This is a long story, and the problem is of my own making, but I’m looking for some advice about how to deal with an ex employer who is trying to wreck my new girlfriend’s job.
About 18 months ago I (stupidly, you don’t need to tell me) started an affair with a client (a very important client). I won’t go into the drawn out story, but suffice to say, my employers were very unhappy about it, naturally, and at the start of this year I took the decision to leave my job and make a proper go of it with my - now-ex- client. Our relationship is going well.
Now my employment contract states that I can’t steal away any client business for six months after the end of my employment - and I haven’t. However, my ex employers have been extremely paranoid that I would, and have sent my successively nasty letters telling me they’d sue me if I did. I haven’t, and have told them so. In fact, when I left, I said that I was keen for my relationship with my now-girlfriend to be personal from now on and NOT professional, and there was no reason why they shouldn’t retain her business.
This clearly wasn’t enough for them and so last month they held a meeting with one of the senior partners in my girlfriend’s firm, told then what had happened, and said they didn’t want my girlfriend giving me their business out of nepotism. Clearly my girlfriend was furious, but decided to let it drop.
Now it just so happens that my girlfriend has put the contract out to pitch - the firm has a new management team starting in October and want ALL their supplier contracts reviewed, so this is nothing out of the blue. My girlfriend has done everything above board, included my ex employers on the pitch list despite their stab in the back, and they have submitted their round 1 tender along with 9 other agencies.

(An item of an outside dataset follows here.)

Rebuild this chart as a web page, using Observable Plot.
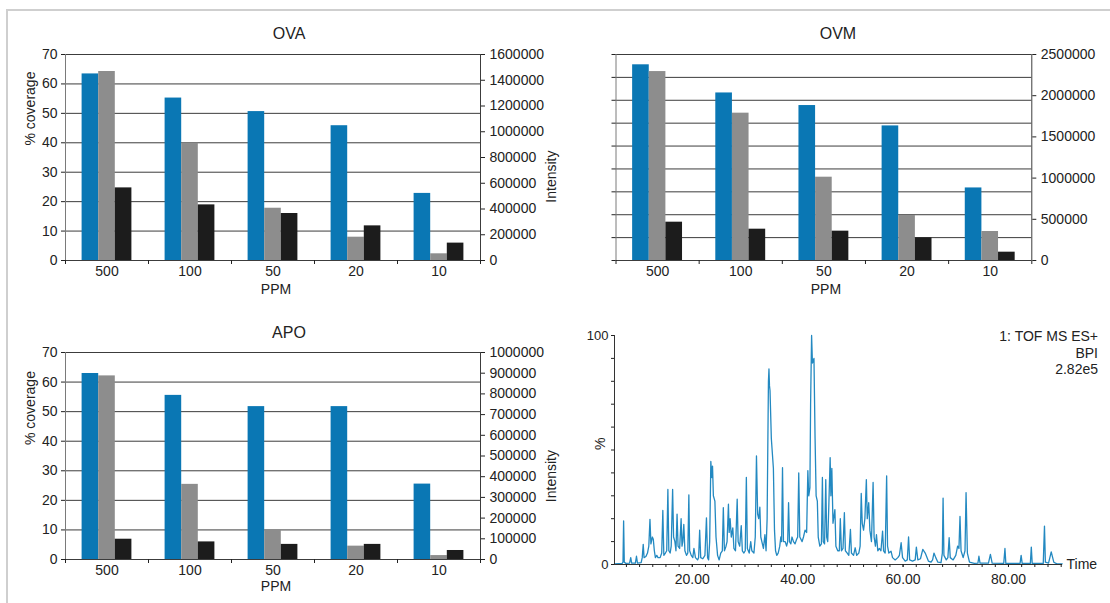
<!DOCTYPE html>
<html>
<head>
<meta charset="utf-8">
<script src="https://cdn.jsdelivr.net/npm/d3@7"></script>
<script src="https://cdn.jsdelivr.net/npm/@observablehq/plot@0.6"></script>
<style>
  html, body { margin: 0; padding: 0; background: #fff; }
  #wrap { position: relative; width: 1110px; height: 603px; overflow: hidden; background: #fff;
          font-family: "Liberation Sans", Arial, sans-serif; }
  #border { position: absolute; left: 6px; top: 9px; width: 1120px; height: 620px;
            border-left: 2px solid #cfcfcf; border-top: 2px solid #cfcfcf; }
</style>
</head>
<body>
<div id="wrap"><div id="border"></div></div>
<script>
// ---------- data ----------
const ppm = ["500", "100", "50", "20", "10"];

const ovaCoverage   = [63.4, 55.2, 50.6, 45.8, 22.8];
const ovaIntensityA = [1468000, 911000, 406000, 181000, 52000];
const ovaIntensityB = [564000, 432000, 365000, 269000, 135000];
const ovaLeftTicks  = [0, 10, 20, 30, 40, 50, 60, 70];
const ovaRightTicks = [0, 200000, 400000, 600000, 800000, 1000000, 1200000, 1400000, 1600000];

const ovmCoverage   = [85.5, 73.2, 67.7, 58.8, 31.7];
const ovmIntensityA = [2293000, 1788000, 1011000, 546000, 352000];
const ovmIntensityB = [465000, 380000, 356000, 275000, 101000];
const ovmLeftTicks  = [0, 10, 20, 30, 40, 50, 60, 70, 80, 90];
const ovmRightTicks = [0, 500000, 1000000, 1500000, 2000000, 2500000];

const apoCoverage   = [62.9, 55.5, 51.7, 51.7, 25.5];
const apoIntensityA = [887000, 363000, 144000, 64500, 19000];
const apoIntensityB = [98000, 85000, 73000, 73000, 43500];
const apoLeftTicks  = [0, 10, 20, 30, 40, 50, 60, 70];
const apoRightTicks = [0, 100000, 200000, 300000, 400000, 500000, 600000, 700000, 800000, 900000, 1000000];

// chromatogram: [time (min), % of base peak]
const chromatogram = [
[5.24,0.3],[6.7,0.5],[6.85,1],[6.97,19],[7.1,1],[7.4,0.5],[8.1,0.6],[8.32,3],[8.5,0.6],[9.2,0.6],[9.41,3.6],[9.6,0.6],
[10.3,0.8],[10.5,3],[10.69,8.8],[10.85,3],[11.2,3.5],[11.5,5],[11.75,8],[11.97,19.7],[12.15,9],[12.42,12],[12.6,11],[12.8,6],
[13.0,3],[13.26,4],[13.5,3],[13.9,3],[14.2,5],[14.41,23.6],[14.6,4],[14.9,5],[15.15,6],[15.37,32.8],[15.55,6],[15.8,5],
[16.0,8],[16.27,32.8],[16.45,12],[16.7,10],[16.9,6],[17.11,22],[17.3,8],[17.6,7],[17.88,20],[18.05,8],[18.2,10],[18.39,17.5],
[18.6,6],[18.9,4],[19.15,5],[19.35,30.4],[19.5,6],[19.8,4],[20.1,3],[20.31,7],[20.6,3],[21.0,2],[21.2,3],[21.4,15],[21.6,3],
[22.0,2.5],[22.4,4],[22.69,20.4],[22.9,3],[23.1,2],[23.3,10],[23.52,45],[23.7,38],[23.84,43],[24.0,30],[24.29,27.7],[24.5,12],
[24.8,4],[25.1,2],[25.4,5],[25.7,6],[25.89,24.8],[26.1,6],[26.4,8],[26.6,10],[26.86,26.3],[27.0,14],[27.18,20],[27.4,12],
[27.69,16],[27.9,7],[28.2,6],[28.52,28.5],[28.7,10],[29.0,8],[29.29,17],[29.5,6],[29.8,5],[30.05,6],[30.26,38],[30.45,7],
[30.8,5],[31.09,10],[31.3,6],[31.7,5],[31.95,12],[32.18,47.4],[32.4,22],[32.6,20],[32.82,25],[33.0,12],[33.3,9],[33.5,7],
[33.78,13],[34.0,6],[34.2,20],[34.45,80],[34.55,85.4],[34.65,78],[34.75,76],[35.0,55],[35.39,42],[35.6,15],[35.8,6],[36.03,4],
[36.3,5],[36.6,8],[36.8,12],[36.95,10],[37.12,42.3],[37.3,10],[37.63,10],[37.9,8],[38.1,10],[38.27,27],[38.45,10],[38.7,9],
[38.92,12],[39.2,10],[39.5,9],[39.8,11],[40.0,12],[40.2,40],[40.4,12],[40.84,10],[41.1,12],[41.4,15],[41.7,14],[41.93,41],
[42.1,30],[42.32,33.6],[42.45,70],[42.64,100],[42.8,88],[43.09,90],[43.3,55],[43.5,30],[43.73,27.7],[43.9,12],[44.2,8],
[44.5,9],[44.69,38],[44.85,10],[45.1,9],[45.33,37],[45.5,12],[45.7,10],[45.9,25],[46.16,46.7],[46.3,30],[46.48,42],[46.7,18],
[47.06,24],[47.25,8],[47.6,6],[47.9,6],[48.09,20],[48.3,6],[48.6,7],[48.86,22.6],[49.05,6],[49.4,5],[49.7,4],[50.01,15.3],
[50.2,5],[50.6,4],[50.91,7.3],[51.2,4],[51.6,5],[51.85,8],[52.06,31],[52.25,18],[52.5,15],[52.75,20],[53.03,37],[53.2,20],
[53.48,27],[53.7,15],[54.0,10],[54.31,35.8],[54.5,12],[54.75,8],[54.95,13],[55.2,6],[55.5,7],[55.8,6],[56.11,14.6],[56.3,6],
[56.6,5],[56.88,38.7],[57.05,8],[57.3,5],[57.71,5.8],[58.0,3],[58.5,2],[59.0,3],[59.3,4],[59.63,9.5],[59.9,3],[60.4,1.5],
[60.8,2],[61.04,12],[61.25,2],[61.8,1.5],[62.3,2],[62.52,7.6],[62.8,2],[63.3,2.5],[63.74,6.6],[64.2,5],[64.8,1.5],[65.3,1],
[65.6,2],[65.86,5],[66.2,3],[66.6,1],[67.2,0.8],[67.45,5],[67.59,29],[67.75,4],[68.2,2],[68.5,3],[68.74,11.7],[68.95,3],
[69.5,2],[70.0,4],[70.35,8],[70.6,7],[70.8,21],[71.0,6],[71.4,3],[71.75,6],[71.95,31.4],[72.2,5],[72.6,1],[73.5,0.5],
[74.2,0.6],[74.39,3.6],[74.6,0.6],[76.2,0.6],[76.57,4.4],[76.9,0.6],[79.1,0.5],[79.33,7],[79.5,0.5],[82.2,0.5],[82.4,4],
[82.6,0.5],[84.15,0.5],[84.33,7.6],[84.5,0.5],[86.6,0.5],[86.83,16.8],[87.0,1],[87.6,0.6],[88.11,5.5],[88.6,1],[89.2,0.3],[90.2,0.3]
];
const chromYLabels = [0, 100];
const chromXLabels = [20, 40, 60, 80];
const chromInfo = "1: TOF MS ES+\nBPI\n2.82e5";

// ---------- styles ----------
const BLUE = "#0a77b4", GRAY = "#8d8d8d", BLACK = "#1c1c1c", LINE = "#2389c1";
const FONT = "'Liberation Sans', Arial, sans-serif";
const wrap = document.getElementById("wrap");

function place(svg, left, top) {
  svg.style.position = "absolute";
  svg.style.left = left + "px";
  svg.style.top = top + "px";
  wrap.appendChild(svg);
}

function barPanel(o) {
  const leftMax = o.leftTicks[o.leftTicks.length - 1];
  const rightMax = o.rightTicks[o.rightTicks.length - 1];
  const f = leftMax / rightMax;
  const bar = (vals, k, scale, fill) =>
    Plot.rectY(vals.map((v, i) => ({i, k, v: v * scale})), {
      x1: d => d.i + 0.2 + 0.2 * d.k,
      x2: d => d.i + 0.4 + 0.2 * d.k,
      y1: 0, y2: "v", fill
    });
  const marks = [
    Plot.ruleY(o.leftTicks.filter(t => t > 0), {stroke: "#3c3c3c", strokeWidth: 1}),
    bar(o.coverage, 0, 1, BLUE),
    bar(o.intA, 1, f, GRAY),
    bar(o.intB, 2, f, BLACK),
    Plot.ruleX([0], {stroke: "#7a7a7a"}),
    Plot.ruleX([5], {stroke: "#3c3c3c"}),
    Plot.ruleY([0], {stroke: "#3c3c3c"}),
    Plot.axisY({ticks: o.leftTicks, anchor: "left", tickSize: 4, tickPadding: 4, label: null,
                tickFormat: o.leftLabels ? (d => String(d)) : (() => "")}),
    Plot.axisY({ticks: o.rightTicks.map(t => t * f), anchor: "right", tickSize: 4, tickPadding: 5, label: null,
                tickFormat: d => String(Math.round(d / f))}),
    Plot.axisX({ticks: [0, 1, 2, 3, 4, 5], tickSize: 4, tickFormat: () => "", label: null}),
    Plot.axisX({ticks: [0.5, 1.5, 2.5, 3.5, 4.5], tickSize: 0, tickPadding: 6, label: null,
                tickFormat: d => ppm[Math.floor(d)]}),
    Plot.text([o.title], {text: d => d, frameAnchor: "top", lineAnchor: "middle",
      dx: o.titleDx, dy: o.titleDy, fontSize: 16}),
    Plot.text(["PPM"], {text: d => d, frameAnchor: "bottom", lineAnchor: "middle",
      dx: o.ppmDx, dy: o.ppmDy, fontSize: 14})
  ];
  if (o.leftLabels) {
    marks.push(Plot.text(["% coverage"], {text: d => d, frameAnchor: "left", lineAnchor: "middle", rotate: -90,
      dx: -35, dy: o.covDy, fontSize: 14}));
    marks.push(Plot.text(["Intensity"], {text: d => d, frameAnchor: "right", lineAnchor: "middle", rotate: -90,
      dx: 71, dy: o.intDy, fontSize: 14}));
  }
  return Plot.plot({
    width: o.width, height: o.height,
    marginLeft: o.mL, marginRight: o.mR, marginTop: o.mT, marginBottom: o.mB,
    x: {domain: [0, 5]},
    y: {domain: [0, leftMax]},
    style: {fontFamily: FONT, fontSize: "14px", color: "#222", background: "transparent", overflow: "visible"},
    marks
  });
}

place(barPanel({
  title: "OVA", coverage: ovaCoverage, intA: ovaIntensityA, intB: ovaIntensityB,
  leftTicks: ovaLeftTicks, rightTicks: ovaRightTicks, leftLabels: true,
  width: 555, height: 300, mL: 65, mR: 75, mT: 54, mB: 40,
  titleDx: 16, titleDy: -21, ppmDx: 3, ppmDy: 29, covDy: -12, intDy: -7
}), 0, 0);

place(barPanel({
  title: "OVM", coverage: ovmCoverage, intA: ovmIntensityA, intB: ovmIntensityB,
  leftTicks: ovmLeftTicks, rightTicks: ovmRightTicks, leftLabels: false,
  width: 555, height: 300, mL: 60.5, mR: 78.7, mT: 54, mB: 40,
  titleDx: 14, titleDy: -21, ppmDx: 2, ppmDy: 29
}), 555, 0);

place(barPanel({
  title: "APO", coverage: apoCoverage, intA: apoIntensityA, intB: apoIntensityB,
  leftTicks: apoLeftTicks, rightTicks: apoRightTicks, leftLabels: true,
  width: 555, height: 303, mL: 65, mR: 75, mT: 52, mB: 44,
  titleDx: 16, titleDy: -20, ppmDx: 3, ppmDy: 27, covDy: -11, intDy: -6
}), 0, 300);

const chrom = Plot.plot({
  width: 555, height: 303,
  marginLeft: 59, marginRight: 48, marginTop: 35, marginBottom: 39,
  x: {domain: [5.24, 90.25]},
  y: {domain: [0, 100]},
  style: {fontFamily: FONT, fontSize: "14px", color: "#222", background: "transparent", overflow: "visible"},
  marks: [
    Plot.line(chromatogram, {x: d => d[0], y: d => d[1], stroke: LINE, strokeWidth: 1.3}),
    Plot.ruleX([5.24], {stroke: "#333"}),
    Plot.ruleY([0], {stroke: "#333"}),
    Plot.axisY({ticks: d3.range(0, 101, 10), tickSize: 3, tickFormat: () => "", label: null}),
    Plot.axisY({ticks: chromYLabels, tickSize: 3, tickPadding: 3, label: null, fontSize: 13}),
    Plot.axisX({ticks: d3.range(7.5, 90.1, 2.5), tickSize: 3, tickFormat: () => "", label: null}),
    Plot.axisX({ticks: chromXLabels, tickSize: 3, tickPadding: 7, label: null, tickFormat: d => d.toFixed(2)}),
    Plot.text(["%"], {text: d => d, frameAnchor: "left", lineAnchor: "middle", dx: -14, rotate: -90, fontSize: 14}),
    Plot.text(["Time"], {text: d => d, frameAnchor: "bottom-right", lineAnchor: "middle",
      dx: 4, textAnchor: "start", fontSize: 14}),
    Plot.text([chromInfo], {text: d => d, frameAnchor: "top-right", lineAnchor: "middle", textAnchor: "end",
      dx: 35.5, dy: 17, lineHeight: 1.18, fontSize: 14})
  ]
});
place(chrom, 555, 300);
</script>
</body>
</html>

In a straightforward scoring system, my old employers actually failed to make the shortlist, but my girlfriend has bent the rules to allow the into the next round of pitching. However, the managing partner of the firm has today received a letter from them stating that they don’t want to pitch, that the events of the last year have exhausted and compromised them, and they don’t think it’s a level playing field. He wants to know what the fuck has been going on.
My girlfriend’s first reaction is to storm round their office and ask them why the fuck they’re trying to wreck her career. She hasn’t done so. But she’s need to do something.
Should she tell her boss - the boss of bosses - about her and me? How can she contain my ex employers who seem determined to ‘out’ us to the world at large.
This is so tiring and so upsetting. Six months later and we STILL can’t find peace. All we did was fall in love.